▶ [What you should do]:
Output the first line of the listing and each line after it, up to and including the line that contains "0, 0, 0, 0, 0]", exactly as written, minus the pictures.

▶ [Raw data]:

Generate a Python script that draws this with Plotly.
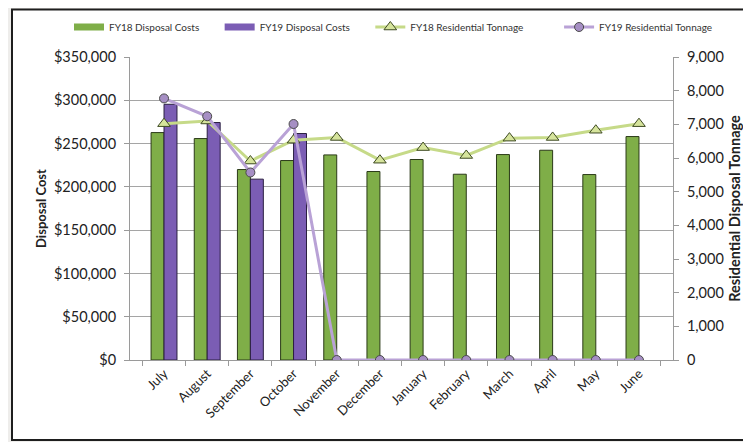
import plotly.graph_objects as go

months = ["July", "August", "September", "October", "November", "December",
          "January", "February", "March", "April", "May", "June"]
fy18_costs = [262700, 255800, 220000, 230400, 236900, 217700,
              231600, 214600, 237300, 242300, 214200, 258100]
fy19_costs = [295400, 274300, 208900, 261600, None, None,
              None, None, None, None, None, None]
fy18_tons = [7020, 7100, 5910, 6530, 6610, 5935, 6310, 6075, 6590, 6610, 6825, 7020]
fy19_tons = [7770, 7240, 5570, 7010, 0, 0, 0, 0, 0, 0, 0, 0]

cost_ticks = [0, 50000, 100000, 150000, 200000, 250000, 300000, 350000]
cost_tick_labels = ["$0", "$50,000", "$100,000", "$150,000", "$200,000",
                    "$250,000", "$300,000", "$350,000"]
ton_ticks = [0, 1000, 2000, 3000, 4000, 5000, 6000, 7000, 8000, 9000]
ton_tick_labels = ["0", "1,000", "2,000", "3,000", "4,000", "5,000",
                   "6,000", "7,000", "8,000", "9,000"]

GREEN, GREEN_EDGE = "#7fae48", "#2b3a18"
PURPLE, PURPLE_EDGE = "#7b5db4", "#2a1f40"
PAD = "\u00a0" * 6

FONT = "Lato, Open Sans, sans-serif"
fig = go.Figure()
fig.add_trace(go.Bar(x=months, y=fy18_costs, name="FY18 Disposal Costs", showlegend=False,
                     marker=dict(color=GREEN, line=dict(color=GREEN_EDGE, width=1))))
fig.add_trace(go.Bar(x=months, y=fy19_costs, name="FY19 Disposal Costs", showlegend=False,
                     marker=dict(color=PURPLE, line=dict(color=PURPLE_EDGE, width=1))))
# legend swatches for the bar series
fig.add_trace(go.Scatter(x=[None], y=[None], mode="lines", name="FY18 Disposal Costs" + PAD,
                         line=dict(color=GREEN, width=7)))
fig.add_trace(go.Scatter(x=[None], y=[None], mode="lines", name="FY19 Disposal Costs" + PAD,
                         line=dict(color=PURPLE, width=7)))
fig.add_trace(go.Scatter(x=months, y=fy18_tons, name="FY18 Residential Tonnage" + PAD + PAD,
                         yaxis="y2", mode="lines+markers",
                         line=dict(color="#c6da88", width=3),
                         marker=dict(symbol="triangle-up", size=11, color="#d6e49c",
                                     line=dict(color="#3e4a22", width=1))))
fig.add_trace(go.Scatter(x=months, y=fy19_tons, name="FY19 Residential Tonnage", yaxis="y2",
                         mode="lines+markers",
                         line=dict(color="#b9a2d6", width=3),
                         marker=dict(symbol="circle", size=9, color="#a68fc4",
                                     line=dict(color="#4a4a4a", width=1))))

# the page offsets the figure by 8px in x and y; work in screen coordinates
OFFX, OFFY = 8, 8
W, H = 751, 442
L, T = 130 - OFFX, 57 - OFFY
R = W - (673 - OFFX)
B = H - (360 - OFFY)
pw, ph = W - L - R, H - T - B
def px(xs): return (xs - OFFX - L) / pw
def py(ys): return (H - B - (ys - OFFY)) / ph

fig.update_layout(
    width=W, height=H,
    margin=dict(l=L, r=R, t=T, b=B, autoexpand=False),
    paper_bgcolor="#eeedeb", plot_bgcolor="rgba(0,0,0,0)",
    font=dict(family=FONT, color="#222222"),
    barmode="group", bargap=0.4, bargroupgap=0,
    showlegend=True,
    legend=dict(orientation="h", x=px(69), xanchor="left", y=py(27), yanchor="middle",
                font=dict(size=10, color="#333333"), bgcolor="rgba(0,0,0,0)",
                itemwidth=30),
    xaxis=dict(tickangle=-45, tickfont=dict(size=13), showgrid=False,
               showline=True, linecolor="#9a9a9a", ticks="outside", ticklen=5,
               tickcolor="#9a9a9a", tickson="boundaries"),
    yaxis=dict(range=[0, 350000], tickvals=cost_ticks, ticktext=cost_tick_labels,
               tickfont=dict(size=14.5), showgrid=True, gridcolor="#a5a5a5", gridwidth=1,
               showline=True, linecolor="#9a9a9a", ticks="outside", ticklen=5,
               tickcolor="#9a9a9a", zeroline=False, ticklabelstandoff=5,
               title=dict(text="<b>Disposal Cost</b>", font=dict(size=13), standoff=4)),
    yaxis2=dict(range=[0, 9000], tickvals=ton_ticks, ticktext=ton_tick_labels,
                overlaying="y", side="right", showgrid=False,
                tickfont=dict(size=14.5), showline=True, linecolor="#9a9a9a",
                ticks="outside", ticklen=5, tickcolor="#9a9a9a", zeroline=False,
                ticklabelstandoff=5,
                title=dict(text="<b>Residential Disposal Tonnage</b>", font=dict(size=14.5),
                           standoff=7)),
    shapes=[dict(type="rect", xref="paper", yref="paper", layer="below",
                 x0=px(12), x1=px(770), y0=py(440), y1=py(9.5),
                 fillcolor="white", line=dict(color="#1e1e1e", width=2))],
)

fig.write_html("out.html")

▶ [Answer to the task]:
Generate a Python script that draws this with Plotly.
import plotly.graph_objects as go

months = ["July", "August", "September", "October", "November", "December",
          "January", "February", "March", "April", "May", "June"]
fy18_costs = [262700, 255800, 220000, 230400, 236900, 217700,
              231600, 214600, 237300, 242300, 214200, 258100]
fy19_costs = [295400, 274300, 208900, 261600, None, None,
              None, None, None, None, None, None]
fy18_tons = [7020, 7100, 5910, 6530, 6610, 5935, 6310, 6075, 6590, 6610, 6825, 7020]
fy19_tons = [7770, 7240, 5570, 7010, 0, 0, 0, 0, 0, 0, 0, 0]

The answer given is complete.